- AIM OF THE EXERCISE: Return the listing below exactly, with the pictures dropped.

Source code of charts
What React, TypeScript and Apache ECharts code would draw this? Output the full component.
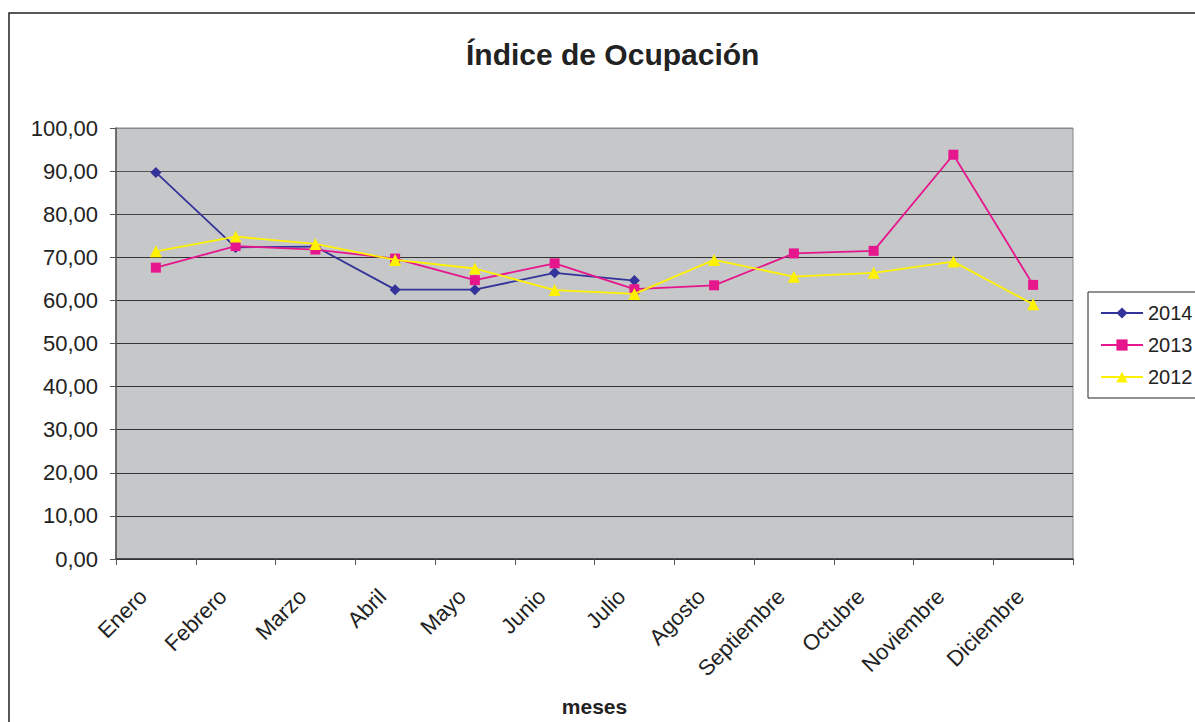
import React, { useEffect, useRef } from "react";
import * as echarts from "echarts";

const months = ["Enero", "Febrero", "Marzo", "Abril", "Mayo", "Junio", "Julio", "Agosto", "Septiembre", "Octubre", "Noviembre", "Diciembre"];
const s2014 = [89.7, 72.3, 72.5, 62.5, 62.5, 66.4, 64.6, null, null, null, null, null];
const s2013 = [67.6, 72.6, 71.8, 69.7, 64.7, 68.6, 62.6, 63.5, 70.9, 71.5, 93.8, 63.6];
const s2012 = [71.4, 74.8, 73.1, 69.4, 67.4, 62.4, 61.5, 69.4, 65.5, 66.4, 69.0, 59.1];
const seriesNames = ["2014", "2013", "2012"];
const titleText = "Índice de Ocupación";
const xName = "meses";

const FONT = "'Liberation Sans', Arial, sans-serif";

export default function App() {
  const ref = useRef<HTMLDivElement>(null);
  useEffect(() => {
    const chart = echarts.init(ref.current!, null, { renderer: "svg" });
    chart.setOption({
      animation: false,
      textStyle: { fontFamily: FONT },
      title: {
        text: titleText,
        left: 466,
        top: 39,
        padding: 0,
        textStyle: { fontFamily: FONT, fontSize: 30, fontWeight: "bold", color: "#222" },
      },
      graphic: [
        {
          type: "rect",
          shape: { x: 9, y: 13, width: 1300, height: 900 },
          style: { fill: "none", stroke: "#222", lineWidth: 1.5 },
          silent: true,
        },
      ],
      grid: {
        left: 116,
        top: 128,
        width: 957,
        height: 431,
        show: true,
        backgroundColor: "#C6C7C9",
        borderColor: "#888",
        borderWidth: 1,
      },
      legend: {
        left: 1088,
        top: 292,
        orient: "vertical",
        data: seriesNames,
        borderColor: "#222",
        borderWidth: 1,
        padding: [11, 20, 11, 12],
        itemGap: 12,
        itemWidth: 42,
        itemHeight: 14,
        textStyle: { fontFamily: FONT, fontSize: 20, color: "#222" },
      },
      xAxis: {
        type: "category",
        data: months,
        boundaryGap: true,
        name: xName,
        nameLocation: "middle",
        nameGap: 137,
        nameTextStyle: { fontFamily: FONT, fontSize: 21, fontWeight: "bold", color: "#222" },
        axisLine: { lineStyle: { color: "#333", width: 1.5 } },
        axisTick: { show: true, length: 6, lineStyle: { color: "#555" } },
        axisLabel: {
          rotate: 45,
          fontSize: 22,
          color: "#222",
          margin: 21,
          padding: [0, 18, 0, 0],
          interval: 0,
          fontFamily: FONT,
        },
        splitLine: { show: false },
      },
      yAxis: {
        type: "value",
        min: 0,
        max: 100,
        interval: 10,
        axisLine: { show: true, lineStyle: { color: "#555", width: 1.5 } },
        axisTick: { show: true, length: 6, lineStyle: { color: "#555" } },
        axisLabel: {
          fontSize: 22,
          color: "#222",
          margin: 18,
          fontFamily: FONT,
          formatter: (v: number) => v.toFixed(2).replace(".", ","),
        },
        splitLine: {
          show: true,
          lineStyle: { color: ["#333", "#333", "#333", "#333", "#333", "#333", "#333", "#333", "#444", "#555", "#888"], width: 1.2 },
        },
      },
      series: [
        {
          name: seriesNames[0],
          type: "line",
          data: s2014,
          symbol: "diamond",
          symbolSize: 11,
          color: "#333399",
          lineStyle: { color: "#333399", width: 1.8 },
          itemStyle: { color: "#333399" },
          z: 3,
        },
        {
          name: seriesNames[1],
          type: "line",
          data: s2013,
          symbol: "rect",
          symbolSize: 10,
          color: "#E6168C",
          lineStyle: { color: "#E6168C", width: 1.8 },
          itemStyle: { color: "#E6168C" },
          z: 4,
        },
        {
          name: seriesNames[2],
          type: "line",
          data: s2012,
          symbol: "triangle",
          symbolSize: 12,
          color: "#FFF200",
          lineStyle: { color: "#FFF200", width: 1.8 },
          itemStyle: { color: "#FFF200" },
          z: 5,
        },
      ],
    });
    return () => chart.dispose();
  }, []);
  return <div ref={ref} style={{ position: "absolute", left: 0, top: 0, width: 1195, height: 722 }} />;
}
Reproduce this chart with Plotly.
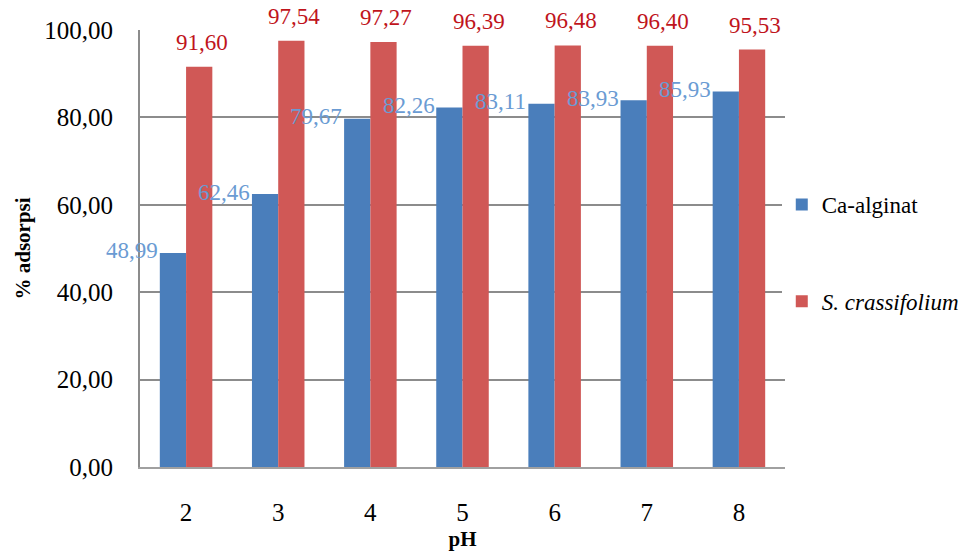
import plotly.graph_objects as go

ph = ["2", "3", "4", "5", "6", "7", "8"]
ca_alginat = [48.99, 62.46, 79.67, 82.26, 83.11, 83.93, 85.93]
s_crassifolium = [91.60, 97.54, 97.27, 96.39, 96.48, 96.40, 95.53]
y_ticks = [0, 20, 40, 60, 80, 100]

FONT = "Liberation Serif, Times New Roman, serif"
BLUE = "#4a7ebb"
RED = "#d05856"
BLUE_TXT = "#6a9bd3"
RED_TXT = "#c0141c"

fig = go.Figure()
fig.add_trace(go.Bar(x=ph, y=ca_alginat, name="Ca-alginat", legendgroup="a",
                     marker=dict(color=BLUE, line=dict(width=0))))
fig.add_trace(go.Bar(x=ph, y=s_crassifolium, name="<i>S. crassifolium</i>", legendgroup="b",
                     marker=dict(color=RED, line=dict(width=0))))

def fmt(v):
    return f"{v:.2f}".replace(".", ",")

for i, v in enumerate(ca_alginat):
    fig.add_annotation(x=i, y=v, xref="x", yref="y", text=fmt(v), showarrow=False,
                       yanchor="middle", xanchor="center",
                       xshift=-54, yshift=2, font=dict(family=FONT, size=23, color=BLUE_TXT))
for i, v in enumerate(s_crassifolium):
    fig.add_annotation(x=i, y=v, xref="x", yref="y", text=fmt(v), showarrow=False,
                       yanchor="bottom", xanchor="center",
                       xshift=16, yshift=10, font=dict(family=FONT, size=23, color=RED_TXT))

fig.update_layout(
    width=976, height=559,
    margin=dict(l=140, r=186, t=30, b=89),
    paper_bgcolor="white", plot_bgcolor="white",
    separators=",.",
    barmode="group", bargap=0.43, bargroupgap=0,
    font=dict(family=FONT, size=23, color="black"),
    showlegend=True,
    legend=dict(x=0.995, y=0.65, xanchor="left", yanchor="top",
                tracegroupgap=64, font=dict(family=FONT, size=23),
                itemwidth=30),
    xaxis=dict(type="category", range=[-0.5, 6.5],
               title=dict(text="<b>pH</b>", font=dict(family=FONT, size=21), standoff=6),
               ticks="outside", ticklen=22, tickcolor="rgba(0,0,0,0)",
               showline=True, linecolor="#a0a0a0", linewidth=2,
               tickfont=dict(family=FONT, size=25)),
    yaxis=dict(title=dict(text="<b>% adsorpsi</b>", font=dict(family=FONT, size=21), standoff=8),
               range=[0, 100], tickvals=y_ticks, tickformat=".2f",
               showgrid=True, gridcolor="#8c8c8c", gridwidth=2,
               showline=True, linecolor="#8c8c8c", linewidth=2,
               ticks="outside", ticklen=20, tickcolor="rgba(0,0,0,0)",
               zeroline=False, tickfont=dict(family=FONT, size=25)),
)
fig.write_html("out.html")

- CORRECT OUTPUT:
What React, TypeScript and Apache ECharts code would draw this? Output the full component.
import React, { useEffect, useRef } from "react";
import * as echarts from "echarts";

const months = ["Enero", "Febrero", "Marzo", "Abril", "Mayo", "Junio", "Julio", "Agosto", "Septiembre", "Octubre", "Noviembre", "Diciembre"];
const s2014 = [89.7, 72.3, 72.5, 62.5, 62.5, 66.4, 64.6, null, null, null, null, null];
const s2013 = [67.6, 72.6, 71.8, 69.7, 64.7, 68.6, 62.6, 63.5, 70.9, 71.5, 93.8, 63.6];
const s2012 = [71.4, 74.8, 73.1, 69.4, 67.4, 62.4, 61.5, 69.4, 65.5, 66.4, 69.0, 59.1];
const seriesNames = ["2014", "2013", "2012"];
const titleText = "Índice de Ocupación";
const xName = "meses";

const FONT = "'Liberation Sans', Arial, sans-serif";

export default function App() {
  const ref = useRef<HTMLDivElement>(null);
  useEffect(() => {
    const chart = echarts.init(ref.current!, null, { renderer: "svg" });
    chart.setOption({
      animation: false,
      textStyle: { fontFamily: FONT },
      title: {
        text: titleText,
        left: 466,
        top: 39,
        padding: 0,
        textStyle: { fontFamily: FONT, fontSize: 30, fontWeight: "bold", color: "#222" },
      },
      graphic: [
        {
          type: "rect",
          shape: { x: 9, y: 13, width: 1300, height: 900 },
          style: { fill: "none", stroke: "#222", lineWidth: 1.5 },
          silent: true,
        },
      ],
      grid: {
        left: 116,
        top: 128,
        width: 957,
        height: 431,
        show: true,
        backgroundColor: "#C6C7C9",
        borderColor: "#888",
        borderWidth: 1,
      },
      legend: {
        left: 1088,
        top: 292,
        orient: "vertical",
        data: seriesNames,
        borderColor: "#222",
        borderWidth: 1,
        padding: [11, 20, 11, 12],
        itemGap: 12,
        itemWidth: 42,
        itemHeight: 14,
        textStyle: { fontFamily: FONT, fontSize: 20, color: "#222" },
      },
      xAxis: {
        type: "category",
        data: months,
        boundaryGap: true,
        name: xName,
        nameLocation: "middle",
        nameGap: 137,
        nameTextStyle: { fontFamily: FONT, fontSize: 21, fontWeight: "bold", color: "#222" },
        axisLine: { lineStyle: { color: "#333", width: 1.5 } },
        axisTick: { show: true, length: 6, lineStyle: { color: "#555" } },
        axisLabel: {
          rotate: 45,
          fontSize: 22,
          color: "#222",
          margin: 21,
          padding: [0, 18, 0, 0],
          interval: 0,
          fontFamily: FONT,
        },
        splitLine: { show: false },
      },
      yAxis: {
        type: "value",
        min: 0,
        max: 100,
        interval: 10,
        axisLine: { show: true, lineStyle: { color: "#555", width: 1.5 } },
        axisTick: { show: true, length: 6, lineStyle: { color: "#555" } },
        axisLabel: {
          fontSize: 22,
          color: "#222",
          margin: 18,
          fontFamily: FONT,
          formatter: (v: number) => v.toFixed(2).replace(".", ","),
        },
        splitLine: {
          show: true,
          lineStyle: { color: ["#333", "#333", "#333", "#333", "#333", "#333", "#333", "#333", "#444", "#555", "#888"], width: 1.2 },
        },
      },
      series: [
        {
          name: seriesNames[0],
          type: "line",
          data: s2014,
          symbol: "diamond",
          symbolSize: 11,
          color: "#333399",
          lineStyle: { color: "#333399", width: 1.8 },
          itemStyle: { color: "#333399" },
          z: 3,
        },
        {
          name: seriesNames[1],
          type: "line",
          data: s2013,
          symbol: "rect",
          symbolSize: 10,
          color: "#E6168C",
          lineStyle: { color: "#E6168C", width: 1.8 },
          itemStyle: { color: "#E6168C" },
          z: 4,
        },
        {
          name: seriesNames[2],
          type: "line",
          data: s2012,
          symbol: "triangle",
          symbolSize: 12,
          color: "#FFF200",
          lineStyle: { color: "#FFF200", width: 1.8 },
          itemStyle: { color: "#FFF200" },
          z: 5,
        },
      ],
    });
    return () => chart.dispose();
  }, []);
  return <div ref={ref} style={{ position: "absolute", left: 0, top: 0, width: 1195, height: 722 }} />;
}
Reproduce this chart with Plotly.
import plotly.graph_objects as go

ph = ["2", "3", "4", "5", "6", "7", "8"]
ca_alginat = [48.99, 62.46, 79.67, 82.26, 83.11, 83.93, 85.93]
s_crassifolium = [91.60, 97.54, 97.27, 96.39, 96.48, 96.40, 95.53]
y_ticks = [0, 20, 40, 60, 80, 100]

FONT = "Liberation Serif, Times New Roman, serif"
BLUE = "#4a7ebb"
RED = "#d05856"
BLUE_TXT = "#6a9bd3"
RED_TXT = "#c0141c"

fig = go.Figure()
fig.add_trace(go.Bar(x=ph, y=ca_alginat, name="Ca-alginat", legendgroup="a",
                     marker=dict(color=BLUE, line=dict(width=0))))
fig.add_trace(go.Bar(x=ph, y=s_crassifolium, name="<i>S. crassifolium</i>", legendgroup="b",
                     marker=dict(color=RED, line=dict(width=0))))

def fmt(v):
    return f"{v:.2f}".replace(".", ",")

for i, v in enumerate(ca_alginat):
    fig.add_annotation(x=i, y=v, xref="x", yref="y", text=fmt(v), showarrow=False,
                       yanchor="middle", xanchor="center",
                       xshift=-54, yshift=2, font=dict(family=FONT, size=23, color=BLUE_TXT))
for i, v in enumerate(s_crassifolium):
    fig.add_annotation(x=i, y=v, xref="x", yref="y", text=fmt(v), showarrow=False,
                       yanchor="bottom", xanchor="center",
                       xshift=16, yshift=10, font=dict(family=FONT, size=23, color=RED_TXT))

fig.update_layout(
    width=976, height=559,
    margin=dict(l=140, r=186, t=30, b=89),
    paper_bgcolor="white", plot_bgcolor="white",
    separators=",.",
    barmode="group", bargap=0.43, bargroupgap=0,
    font=dict(family=FONT, size=23, color="black"),
    showlegend=True,
    legend=dict(x=0.995, y=0.65, xanchor="left", yanchor="top",
                tracegroupgap=64, font=dict(family=FONT, size=23),
                itemwidth=30),
    xaxis=dict(type="category", range=[-0.5, 6.5],
               title=dict(text="<b>pH</b>", font=dict(family=FONT, size=21), standoff=6),
               ticks="outside", ticklen=22, tickcolor="rgba(0,0,0,0)",
               showline=True, linecolor="#a0a0a0", linewidth=2,
               tickfont=dict(family=FONT, size=25)),
    yaxis=dict(title=dict(text="<b>% adsorpsi</b>", font=dict(family=FONT, size=21), standoff=8),
               range=[0, 100], tickvals=y_ticks, tickformat=".2f",
               showgrid=True, gridcolor="#8c8c8c", gridwidth=2,
               showline=True, linecolor="#8c8c8c", linewidth=2,
               ticks="outside", ticklen=20, tickcolor="rgba(0,0,0,0)",
               zeroline=False, tickfont=dict(family=FONT, size=25)),
)
fig.write_html("out.html")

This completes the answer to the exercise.